The more intense use of foreign services inputs is also associated with more openness at the regional level. It might well be the case that economically more prosperous regions record higher export growth, but this should leave openness—defined as a region’s share of manufacturing exports over gross value added (GVA), roughly unchanged. Instead, spatially detailed analysis suggests that the secular trend of embodying more and more foreign services over the 2000-14 period is associated with a higher share of exports relative to a region’s GVA. Put differently, the composition of value added is related to the degree of openness (Figure 5).
In Figure 5, each observation (dot) is a region in time, and the shading of markers indicates the passage of time: the lightest grey for initial years which intensifies to black in the run up to 2014. Red dots indicate the financial crisis year of 2009. Again, part of the positive correlation could arise because using more foreign services automatically raises the value of exports whilst leaving regional GVA unchanged. Yet the association is much steeper than could be warranted by such an accounting identity. In terms of the underlying economic forces at work, it is plausible that more manufacturing exports and higher openness drive up the demand for foreign services, thereby increasing vertical integration, which may potentially reinvigorate exports success.
Finally, we turn to the industry perspective and look at the evolution over time of mode 5 exports of foreign services by destination. Figure 6 depicts the Chemical Industry since it is one of the largest users of foreign services. As before, the intensity of colours represents the passage of time, and blue dots represent exports to the EU whereas those in red are for non-EU destinations. In the case of chemicals, the EU is a more important destination than all other non-EU markets combined. Presumably, the split is driven by harmonisation of sector-specific regulation, the absence of tariffs, and proximity. As such, Figure 6 reflects the fact that the Single Market should be most beneficial for trade in products that are regulation-intensive, which arguably is the case for chemicals. By contrast, Machinery products are shipped predominantly to non-EU destinations (Figure 7). Generally, though, the share of foreign services value added often rises over time when export growth is buoyant, lending further support to the beneficial impact of international integration.

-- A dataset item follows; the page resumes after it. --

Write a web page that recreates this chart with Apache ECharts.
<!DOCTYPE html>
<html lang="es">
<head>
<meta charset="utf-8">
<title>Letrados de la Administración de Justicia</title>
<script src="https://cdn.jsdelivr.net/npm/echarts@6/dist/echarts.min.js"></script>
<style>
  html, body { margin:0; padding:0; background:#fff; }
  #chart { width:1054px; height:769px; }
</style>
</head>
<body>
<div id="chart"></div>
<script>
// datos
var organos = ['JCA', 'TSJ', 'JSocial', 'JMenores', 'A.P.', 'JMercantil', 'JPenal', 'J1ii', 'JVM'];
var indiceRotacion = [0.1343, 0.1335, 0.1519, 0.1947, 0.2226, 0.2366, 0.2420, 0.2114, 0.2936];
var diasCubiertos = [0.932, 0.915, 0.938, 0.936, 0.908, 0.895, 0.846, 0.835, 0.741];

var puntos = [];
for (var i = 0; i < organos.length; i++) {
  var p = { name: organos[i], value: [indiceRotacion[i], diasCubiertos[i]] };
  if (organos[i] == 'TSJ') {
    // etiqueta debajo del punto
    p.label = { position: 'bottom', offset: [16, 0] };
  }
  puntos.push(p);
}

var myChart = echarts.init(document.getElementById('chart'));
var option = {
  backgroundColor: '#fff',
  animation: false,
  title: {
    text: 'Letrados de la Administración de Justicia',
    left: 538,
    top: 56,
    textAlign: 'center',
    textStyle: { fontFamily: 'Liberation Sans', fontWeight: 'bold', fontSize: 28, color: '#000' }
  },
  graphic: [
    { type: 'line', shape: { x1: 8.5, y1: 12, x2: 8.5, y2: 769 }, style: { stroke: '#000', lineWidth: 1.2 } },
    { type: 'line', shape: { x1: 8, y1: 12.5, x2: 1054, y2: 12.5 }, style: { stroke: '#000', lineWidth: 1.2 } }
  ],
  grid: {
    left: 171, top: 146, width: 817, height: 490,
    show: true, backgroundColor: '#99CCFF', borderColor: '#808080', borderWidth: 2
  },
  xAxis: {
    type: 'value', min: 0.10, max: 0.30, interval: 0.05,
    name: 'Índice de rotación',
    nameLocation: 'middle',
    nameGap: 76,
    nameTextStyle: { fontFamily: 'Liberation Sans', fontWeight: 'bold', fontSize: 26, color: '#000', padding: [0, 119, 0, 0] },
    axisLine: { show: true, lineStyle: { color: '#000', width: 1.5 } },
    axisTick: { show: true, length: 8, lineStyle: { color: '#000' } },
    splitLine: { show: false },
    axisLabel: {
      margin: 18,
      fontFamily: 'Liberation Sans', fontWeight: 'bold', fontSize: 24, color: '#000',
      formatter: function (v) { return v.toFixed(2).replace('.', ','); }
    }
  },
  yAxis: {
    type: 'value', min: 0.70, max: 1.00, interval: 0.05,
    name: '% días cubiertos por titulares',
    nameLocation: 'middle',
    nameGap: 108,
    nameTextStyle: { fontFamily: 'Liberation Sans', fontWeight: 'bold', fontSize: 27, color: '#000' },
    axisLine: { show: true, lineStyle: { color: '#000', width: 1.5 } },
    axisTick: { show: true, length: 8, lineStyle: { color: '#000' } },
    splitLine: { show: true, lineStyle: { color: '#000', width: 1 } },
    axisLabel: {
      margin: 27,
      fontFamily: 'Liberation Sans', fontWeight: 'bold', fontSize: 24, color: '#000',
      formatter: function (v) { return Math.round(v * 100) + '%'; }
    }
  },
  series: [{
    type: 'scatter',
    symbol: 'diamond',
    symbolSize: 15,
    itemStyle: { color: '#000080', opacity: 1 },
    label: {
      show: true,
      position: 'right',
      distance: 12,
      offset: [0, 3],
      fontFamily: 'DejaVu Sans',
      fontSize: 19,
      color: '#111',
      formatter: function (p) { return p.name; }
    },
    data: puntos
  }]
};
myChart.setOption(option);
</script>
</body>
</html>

Services inputs embodied in manufacturing exports constitute an important but under-appreciated kind of services exports, so-called mode 5 services trade. This Briefing Paper provides the first estimates of mode 5 services trade disaggregated by UK region and industry, respectively, and over time. Domestic services value added in manufacturing exports alone amounted to over £70 billion in 2017. These services play an integral role in the competitiveness of UK manufacturing exports. Since these services are produced locally, changes in the trading environment for manufactures have direct implications for domestic employment in services sectors. The impact of Brexit, via the future UK-EU trade agreement as well as potential future third country Free Trade Agreements (FTAs) will likely play out along sector lines and will, therefore, present different challenges and gains for different industries. Because of the servicification of manufacturing sectors, policies on goods trade will have an impact on service sectors too. Our figures show which regions export services in which industries and to which destinations, thus enabling a sensitivity analysis for alternative Brexit scenarios for spatially disaggregated areas.

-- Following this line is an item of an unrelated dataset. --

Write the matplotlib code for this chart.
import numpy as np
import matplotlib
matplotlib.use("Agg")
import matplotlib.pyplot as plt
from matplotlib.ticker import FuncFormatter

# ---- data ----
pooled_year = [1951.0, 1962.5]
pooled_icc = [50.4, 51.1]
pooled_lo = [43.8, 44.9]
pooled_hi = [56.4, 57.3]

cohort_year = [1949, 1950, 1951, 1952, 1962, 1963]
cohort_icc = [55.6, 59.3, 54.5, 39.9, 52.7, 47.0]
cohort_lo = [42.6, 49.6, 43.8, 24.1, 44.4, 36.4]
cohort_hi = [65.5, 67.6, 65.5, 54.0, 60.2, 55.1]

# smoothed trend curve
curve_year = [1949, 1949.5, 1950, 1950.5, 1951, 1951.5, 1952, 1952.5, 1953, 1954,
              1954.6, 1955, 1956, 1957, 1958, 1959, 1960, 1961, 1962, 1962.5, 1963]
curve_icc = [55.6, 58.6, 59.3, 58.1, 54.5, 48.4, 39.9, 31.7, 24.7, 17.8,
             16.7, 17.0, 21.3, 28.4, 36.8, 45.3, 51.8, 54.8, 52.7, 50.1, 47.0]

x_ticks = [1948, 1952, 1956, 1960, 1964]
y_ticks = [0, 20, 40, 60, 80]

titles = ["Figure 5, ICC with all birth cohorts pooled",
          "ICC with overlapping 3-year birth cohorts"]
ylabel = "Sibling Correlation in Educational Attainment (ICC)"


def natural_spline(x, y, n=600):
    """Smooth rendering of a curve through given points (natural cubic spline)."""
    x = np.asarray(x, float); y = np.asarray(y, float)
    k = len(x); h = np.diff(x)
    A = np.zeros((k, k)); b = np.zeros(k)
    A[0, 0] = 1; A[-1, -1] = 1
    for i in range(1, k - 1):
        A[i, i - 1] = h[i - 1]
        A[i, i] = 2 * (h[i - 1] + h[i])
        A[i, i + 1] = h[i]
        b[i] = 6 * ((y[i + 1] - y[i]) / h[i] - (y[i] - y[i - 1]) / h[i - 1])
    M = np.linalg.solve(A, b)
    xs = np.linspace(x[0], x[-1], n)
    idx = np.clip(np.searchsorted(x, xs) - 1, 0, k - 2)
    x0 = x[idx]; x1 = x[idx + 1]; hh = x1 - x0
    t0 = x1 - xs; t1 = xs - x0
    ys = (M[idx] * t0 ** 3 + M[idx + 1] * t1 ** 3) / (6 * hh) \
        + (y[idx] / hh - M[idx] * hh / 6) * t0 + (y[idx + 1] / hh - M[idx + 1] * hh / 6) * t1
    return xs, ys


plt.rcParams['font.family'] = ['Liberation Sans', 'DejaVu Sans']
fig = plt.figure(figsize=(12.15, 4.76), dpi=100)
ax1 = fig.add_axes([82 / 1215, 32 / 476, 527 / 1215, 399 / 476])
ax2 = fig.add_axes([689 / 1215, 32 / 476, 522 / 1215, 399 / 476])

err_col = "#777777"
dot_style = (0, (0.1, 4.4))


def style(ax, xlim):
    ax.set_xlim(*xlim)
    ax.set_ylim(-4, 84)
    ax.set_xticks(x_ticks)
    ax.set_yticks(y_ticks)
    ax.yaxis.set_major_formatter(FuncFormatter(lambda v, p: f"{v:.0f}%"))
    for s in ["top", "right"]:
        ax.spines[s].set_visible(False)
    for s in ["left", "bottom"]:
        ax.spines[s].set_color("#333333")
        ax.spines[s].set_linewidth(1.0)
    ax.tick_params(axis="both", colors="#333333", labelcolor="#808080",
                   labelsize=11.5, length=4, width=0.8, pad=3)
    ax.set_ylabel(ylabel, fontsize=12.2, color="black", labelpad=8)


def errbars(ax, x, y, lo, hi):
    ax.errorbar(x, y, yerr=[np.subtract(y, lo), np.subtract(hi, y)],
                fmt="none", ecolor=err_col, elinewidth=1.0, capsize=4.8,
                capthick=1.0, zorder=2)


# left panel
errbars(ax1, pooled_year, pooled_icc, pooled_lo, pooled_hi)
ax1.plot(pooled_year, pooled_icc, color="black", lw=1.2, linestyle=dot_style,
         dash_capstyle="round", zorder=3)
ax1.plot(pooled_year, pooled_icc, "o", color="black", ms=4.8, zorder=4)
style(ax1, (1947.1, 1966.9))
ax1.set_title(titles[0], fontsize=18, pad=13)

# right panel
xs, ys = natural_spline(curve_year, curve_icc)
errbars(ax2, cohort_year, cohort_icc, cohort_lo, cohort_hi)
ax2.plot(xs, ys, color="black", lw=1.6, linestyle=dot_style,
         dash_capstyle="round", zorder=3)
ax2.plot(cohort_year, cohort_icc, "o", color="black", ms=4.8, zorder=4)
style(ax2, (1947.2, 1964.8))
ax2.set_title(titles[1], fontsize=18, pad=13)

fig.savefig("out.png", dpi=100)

By contrast, foreign services embodied in UK manufacturing exports are not linked to domestic jobs; instead, this kind of mode 5 trade reflects the degree of international integration via backward linkages. Thus, it is informative about the extent to which regions have participated in, and benefitted from, globalisation. We find that those regions that have come to rely more on foreign services inputs have seen an above-average growth rate of their manufacturing exports. These regions have also become more open, i.e. export more relative to local production.

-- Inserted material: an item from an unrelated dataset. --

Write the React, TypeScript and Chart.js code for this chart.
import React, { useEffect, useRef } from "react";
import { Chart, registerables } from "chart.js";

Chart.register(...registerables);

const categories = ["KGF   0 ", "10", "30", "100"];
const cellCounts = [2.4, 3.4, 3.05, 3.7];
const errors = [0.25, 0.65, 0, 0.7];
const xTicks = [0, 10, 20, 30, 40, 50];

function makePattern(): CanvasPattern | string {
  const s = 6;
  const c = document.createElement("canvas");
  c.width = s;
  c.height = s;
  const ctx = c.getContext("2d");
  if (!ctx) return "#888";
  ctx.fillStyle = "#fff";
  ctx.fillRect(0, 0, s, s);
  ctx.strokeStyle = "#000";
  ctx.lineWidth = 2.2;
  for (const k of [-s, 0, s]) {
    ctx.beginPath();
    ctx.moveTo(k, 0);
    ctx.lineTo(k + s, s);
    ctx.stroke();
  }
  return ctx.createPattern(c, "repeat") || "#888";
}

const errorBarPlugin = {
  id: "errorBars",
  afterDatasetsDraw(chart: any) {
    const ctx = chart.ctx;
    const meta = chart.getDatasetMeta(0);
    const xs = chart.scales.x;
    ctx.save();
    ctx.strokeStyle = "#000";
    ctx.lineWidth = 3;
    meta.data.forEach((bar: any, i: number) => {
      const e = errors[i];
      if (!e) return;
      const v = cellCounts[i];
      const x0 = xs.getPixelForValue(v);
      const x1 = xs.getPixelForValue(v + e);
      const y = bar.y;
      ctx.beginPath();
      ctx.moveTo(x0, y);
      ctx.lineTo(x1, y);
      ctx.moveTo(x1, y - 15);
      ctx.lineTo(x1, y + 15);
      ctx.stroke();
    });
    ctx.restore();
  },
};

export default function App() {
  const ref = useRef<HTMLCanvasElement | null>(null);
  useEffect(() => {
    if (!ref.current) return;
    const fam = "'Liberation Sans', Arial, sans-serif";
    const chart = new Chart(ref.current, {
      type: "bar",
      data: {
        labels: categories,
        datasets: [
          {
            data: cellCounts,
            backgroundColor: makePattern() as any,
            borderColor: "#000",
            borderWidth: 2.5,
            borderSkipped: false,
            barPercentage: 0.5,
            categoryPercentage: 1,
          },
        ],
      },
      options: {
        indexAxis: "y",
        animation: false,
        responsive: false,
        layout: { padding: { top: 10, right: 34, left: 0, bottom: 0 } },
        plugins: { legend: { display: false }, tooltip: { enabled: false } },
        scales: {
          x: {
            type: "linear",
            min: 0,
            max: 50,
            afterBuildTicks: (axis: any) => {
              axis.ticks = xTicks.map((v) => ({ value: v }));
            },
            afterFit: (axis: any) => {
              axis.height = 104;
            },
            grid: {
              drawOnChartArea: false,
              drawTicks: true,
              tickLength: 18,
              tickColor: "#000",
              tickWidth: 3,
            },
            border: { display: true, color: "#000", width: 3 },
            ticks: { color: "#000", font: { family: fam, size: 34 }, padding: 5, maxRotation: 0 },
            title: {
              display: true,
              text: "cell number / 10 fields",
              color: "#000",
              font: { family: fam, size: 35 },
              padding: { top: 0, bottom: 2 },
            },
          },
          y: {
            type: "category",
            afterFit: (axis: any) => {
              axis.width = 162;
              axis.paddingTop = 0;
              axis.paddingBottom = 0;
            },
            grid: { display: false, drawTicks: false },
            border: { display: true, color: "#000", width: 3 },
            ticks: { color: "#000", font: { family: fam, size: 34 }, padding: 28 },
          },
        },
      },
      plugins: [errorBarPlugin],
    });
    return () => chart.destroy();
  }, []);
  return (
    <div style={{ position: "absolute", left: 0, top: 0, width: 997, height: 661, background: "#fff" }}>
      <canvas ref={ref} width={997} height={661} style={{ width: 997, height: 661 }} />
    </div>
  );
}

The description of domestic and foreign services inputs in manufacturing exports, respectively, helps in gauging the exposure of regions and nations with regard to Brexit-induced changes in trading conditions. A number of simplifying assumptions are required to derive figures as detailed and disaggregated as presented here. In addition, two principal caveats are in order. First, trade in value added statistics do not account for ownership information in services sectors. That is, the subsidiary of a French bank that is locally incorporated in London will count as a domestic UK entity for the purposes of recording value added if it provided financing or other services to a UK car maker, which then ships its cars abroad. Put differently, the four freedoms of the Single Market (in this case the movement of capital) may facilitate the provision of services in the UK and potentially mode 5 services exports as well in ways that are not apparent from TiVA statistics. If these freedoms fell away, or the attractiveness of the UK for investment in services sectors declined, there would be ramifications for the local availability and variety of services inputs.
Second, estimates of mode 5 services exports, overall or by region, may provide a first indication of what is at risk in a services-oriented economy post-Brexit. But the implications of breaking away from the Single Market are potentially much more far-reaching for services. The provision of services, both of domestic or foreign provenance, may rely on broader policies and regulations that cut across all sectors; for instance, cross-border data flows or the protection of intellectual property. It is not inconceivable that changes brought about by Brexit in these policy realms have consequences for mode 5 services trade as well.
Antimiani, Alessandro and Lucian Cernat (2018), “Liberalizing Global Trade in Mode 5 Services: How Much Is It Worth?” Journal of World Trade 52(1), pp. 65–83.
Timmer, Marcel P., Abdul Azeez Erumban, Bart Los, Robert Stehrer, and Gaaitzen J. de Vries (2014), “Slicing Up Global Value Chains” Journal of Economic Perspectives 28(2), pp. 99-118.
 These four modes are “direct cross-border services trade” (mode 1), “consumption abroad” (mode 2), “sales through establishment of commercial presence abroad” (mode 3), and the temporary “presence of natural persons as service suppliers abroad” (mode 4).
 As of July 2018, the OECD – WTO Trade in Value-Added dataset stops in 2011, although “nowcast estimates” are available for years 2012-14. We employ TiVA’s nowcast statistics to compute mode 5 values for 2012-14, and we apply the latest available services value added share as of 2014 to manufacturing exports of years 2015-17 so as to be able to compute mode 5 exports for the most recent years as well.
 Because international trade is recorded on a product basis whereas the TiVA database provides information on an industry basis, various concordances have to be applied in order to eventually match trade data with TiVA information.
 Compared to the regional estimates of ‘mode 5’ services trade presented in UKTPO Briefing Paper 14, the computation of embodied services value added has been refined by taking into account each manufacturing industry’s individual share of embodied services, rather than an average share across all industries. Since UK regions specialise in different manufacturing industries, this allows us to derive more precise estimates of regional ‘mode 5’ values that reflect a specific region’s manufacturing export pattern.
 We believe that this is the first time that estimates of foreign mode 5 exports have been calculated for individual UK regions.
 Because GVA and trade are measured in different terms, the actual values of the ratio depicted should not be taken too literally; that said, the variation across regions in this ratio should be roughly indicative of openness as long as productivity differences for tradable goods are not too stark.
 Interestingly, this year is not an outlier, which testifies to the crisis resilience of services trade.
 See UKTPO Briefing Papers No. 6 (“Services Trade in the UK: What is at Stake?”) and No. 18 (“Can CETA-Plus Solve the UK’s Services Problem?”).